Re: Why does kgd2kfd_interrupt() have to schedule work on a specific CPU?

Alex Deucher <alexdeucher@xxxxxxxxx> · Tue, 27 Jun 2023 11:42:09 -0400



+Felix, Philip

On Tue, Jun 27, 2023 at 4:42 AM Philipp Stanner <pstanner@xxxxxxxxxx> wrote:
>
> Hello folks,
>
> I'm currently trying to learn more about DRM and discovered the
> following code sequence:
>
>
> drivers/gpu/drm/amd/amdkfd/kfd_device.c, Line 824 on 6.4-rc7
>
> static inline void kfd_queue_work(struct workqueue_struct *wq,
>                                   struct work_struct *work)
> {
>         int cpu, new_cpu;
>
>         cpu = new_cpu = smp_processor_id();
>         do {
>                 new_cpu = cpumask_next(new_cpu, cpu_online_mask) % nr_cpu_ids;
>                 if (cpu_to_node(new_cpu) == numa_node_id())
>                         break;
>         } while (cpu != new_cpu);
>
>         queue_work_on(new_cpu, wq, work);
> }
>
> /* This is called directly from KGD at ISR. */
> void kgd2kfd_interrupt(struct kfd_dev *kfd, const void *ih_ring_entry)
> {
>         uint32_t patched_ihre[KFD_MAX_RING_ENTRY_SIZE];
>         bool is_patched = false;
>         unsigned long flags;
>
>         if (!kfd->init_complete)
>                 return;
>
>         if (kfd->device_info.ih_ring_entry_size > sizeof(patched_ihre)) {
>                 dev_err_once(kfd_device, "Ring entry too small\n");
>                 return;
>         }
>
>         spin_lock_irqsave(&kfd->interrupt_lock, flags);
>
>         if (kfd->interrupts_active
>             && interrupt_is_wanted(kfd, ih_ring_entry,
>                                    patched_ihre, &is_patched)
>             && enqueue_ih_ring_entry(kfd,
>                                      is_patched ? patched_ihre : ih_ring_entry))
>                 kfd_queue_work(kfd->ih_wq, &kfd->interrupt_work);
>
>         spin_unlock_irqrestore(&kfd->interrupt_lock, flags);
> }
>
>
> These functions seem to be exclusively invoked by amdgpu_irq_dispatch()
> in amdgpu_irq.c
> At first glance it seems to me that it's just a typical scenario taking
> place here: Interrupt arises, interrupt submits work to wq, then jumps
> back to sleep / former process execution context again.
>
> What I don't understand is why it's apparently important to schedule
> the work on a particular CPU.
>
> It seems that the do-while in kfd_queue_work() is searching for a CPU
> within the same NUMA-Node.
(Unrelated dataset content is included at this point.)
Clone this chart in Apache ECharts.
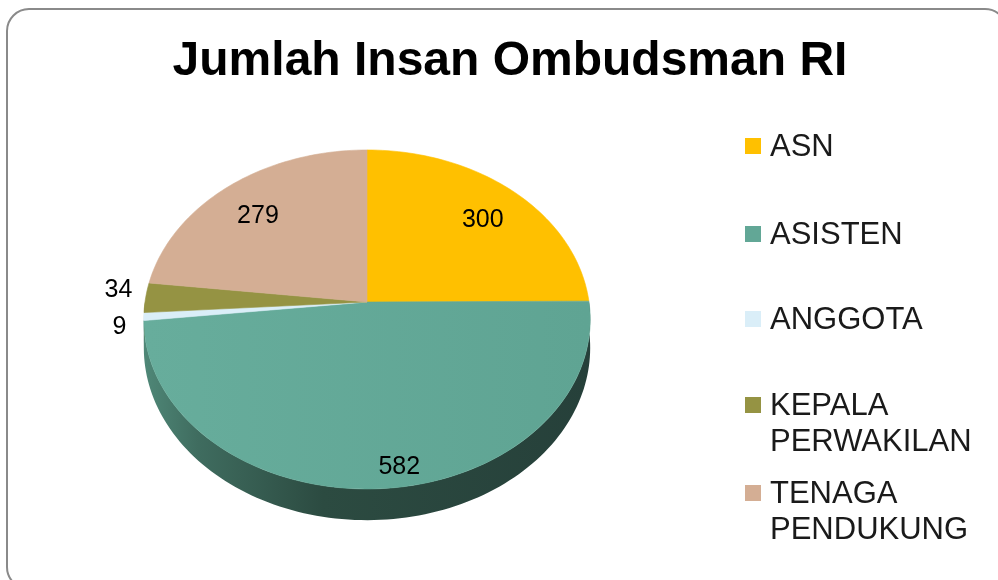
<!DOCTYPE html>
<html>
<head>
<meta charset="utf-8">
<script src="https://cdn.jsdelivr.net/npm/echarts@6/dist/echarts.min.js"></script>
<style>
html,body{margin:0;padding:0;background:#fff;}
#chart{width:998px;height:580px;}
</style>
</head>
<body>
<div id="chart"></div>
<script>
// ---- data ----
const titleText = 'Jumlah Insan Ombudsman RI';
const categories = ['ASN', 'ASISTEN', 'ANGGOTA', 'KEPALA PERWAKILAN', 'TENAGA PENDUKUNG'];
const values = [300, 582, 9, 34, 279];

// ---- styles / layout (not data) ----
const colors = ['#FFC000', '#62A796', '#DAEEF8', '#959343', '#D4AE94'];
const sideColors = ['#b38700', null, '#9fb3bd', '#6a692f', '#a08470'];
const FONT = '"Liberation Sans", Arial, sans-serif';
const CX = 367, CY = 302, R = 222, RY = 167.7, K = 0.103, DEPTH = 28;
// label placement: radius fraction, inside/outside, nudge
const labelRadius = [0.76, 0.88, 1.06, 1.06, 0.76];
const labelOutside = [false, false, true, true, false];
const labelNudge = [[3, 4], [20, 3], [-4, 10], [0, -7], [-3, 4]];

const total = values.reduce((a, b) => a + b, 0);

function proj(deg, r) {
  const t = deg * Math.PI / 180;
  const sx = r * Math.sin(t);
  const s = -r * Math.cos(t);
  const f = 1 / (1 - K * s);
  return [CX + R * sx * f, CY + RY * s * f, f];
}
function arc(a0, a1, r) {
  const n = Math.max(2, Math.ceil(Math.abs(a1 - a0) / 1.5));
  const pts = [];
  for (let j = 0; j <= n; j++) pts.push(proj(a0 + (a1 - a0) * j / n, r));
  return pts;
}

function renderItem(params, api) {
  const i = api.value(0);
  const v = api.value(1);
  let before = 0;
  for (let j = 0; j < i; j++) before += values[j];
  const a0 = before / total * 360;
  const a1 = (before + v) / total * 360;
  const children = [];

  // side (front-facing part)
  const lo = Math.max(a0, 90), hi = Math.min(a1, 270);
  if (hi > lo) {
    const top = arc(lo, hi, 1);
    const bottom = top.map(p => [p[0], p[1] + DEPTH * p[2]]).reverse();
    const pts = top.map(p => [p[0], p[1]]).concat(bottom);
    let fill = sideColors[i];
    if (i === 1) {
      fill = new echarts.graphic.LinearGradient(CX - R, 0, CX + R, 0, [
        { offset: 0, color: '#4f8777' },
        { offset: 0.12, color: '#3f6c5f' },
        { offset: 0.4, color: '#2c4b41' },
        { offset: 1, color: '#26403a' }
      ], true);
    }
    children.push({
      type: 'polygon', z2: 1,
      shape: { points: pts },
      style: { fill: fill, stroke: null }
    });
  }

  // top face
  const topPts = [[CX, CY]].concat(arc(a0, a1, 1).map(p => [p[0], p[1]]));
  let topFill = colors[i];
  if (i === 1) {
    topFill = new echarts.graphic.LinearGradient(CX - R, 0, CX + R, 0, [
      { offset: 0, color: '#67ad9c' },
      { offset: 1, color: '#5fa493' }
    ], true);
  }
  children.push({
    type: 'polygon', z2: 10,
    shape: { points: topPts },
    style: { fill: topFill, stroke: colors[i], lineWidth: 0.6 }
  });

  // label
  const mid = (a0 + a1) / 2;
  const lp = proj(mid, labelRadius[i]);
  children.push({
    type: 'text', z2: 20,
    x: lp[0] + labelNudge[i][0],
    y: lp[1] + labelNudge[i][1],
    style: {
      text: String(v),
      fill: '#000',
      font: '25px ' + FONT,
      textAlign: labelOutside[i] ? 'right' : 'center',
      textVerticalAlign: 'middle'
    }
  });
  return { type: 'group', children: children };
}

// legend built from categories
const legendIconY = [146, 234, 319, 405, 493];
const legendGraphics = [];
categories.forEach((name, i) => {
  const lines = name.split(' ');
  legendGraphics.push({
    type: 'rect', left: 745, top: legendIconY[i] - 8,
    shape: { width: 16, height: 16 },
    style: { fill: colors[i] }
  });
  lines.forEach((ln, k) => {
    legendGraphics.push({
      type: 'text', x: 770, y: legendIconY[i] + 1 + k * 36,
      style: {
        text: ln, fill: '#1a1a1a', font: '31px ' + FONT,
        textAlign: 'left', textVerticalAlign: 'middle'
      }
    });
  });
});

const chart = echarts.init(document.getElementById('chart'), null, { renderer: 'canvas' });
chart.setOption({
  animation: false,
  backgroundColor: '#ffffff',
  title: {
    text: titleText,
    left: 505, top: 33,
    textAlign: 'center',
    textStyle: { fontFamily: FONT, fontWeight: 'bold', fontSize: 48, color: '#000' }
  },
  graphic: [
    {
      type: 'rect', x: 7, y: 9, z: -10,
      shape: { width: 1000, height: 580, r: 22 },
      style: { fill: 'none', stroke: '#8a8a8a', lineWidth: 2 }
    }
  ].concat(legendGraphics),
  series: [{
    type: 'custom',
    coordinateSystem: 'none',
    data: values.map((v, i) => [i, v]),
    renderItem: renderItem
  }]
});
</script>
</body>
</html>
Thus I suspect that this is done because
> either
> a) performance requires it or
> b) the work-function needs access to something that's only available
>    within the same node.
>
> I suspect there is an interrupt-related reason why that particular work
> should be enqueued on a specific CPU. Just by reading the code alone I
> can't really figure out why precisely that's necessary, though.
>
> Does someone have any hints for me? :)
>
> Cheers,
> Philipp
>
>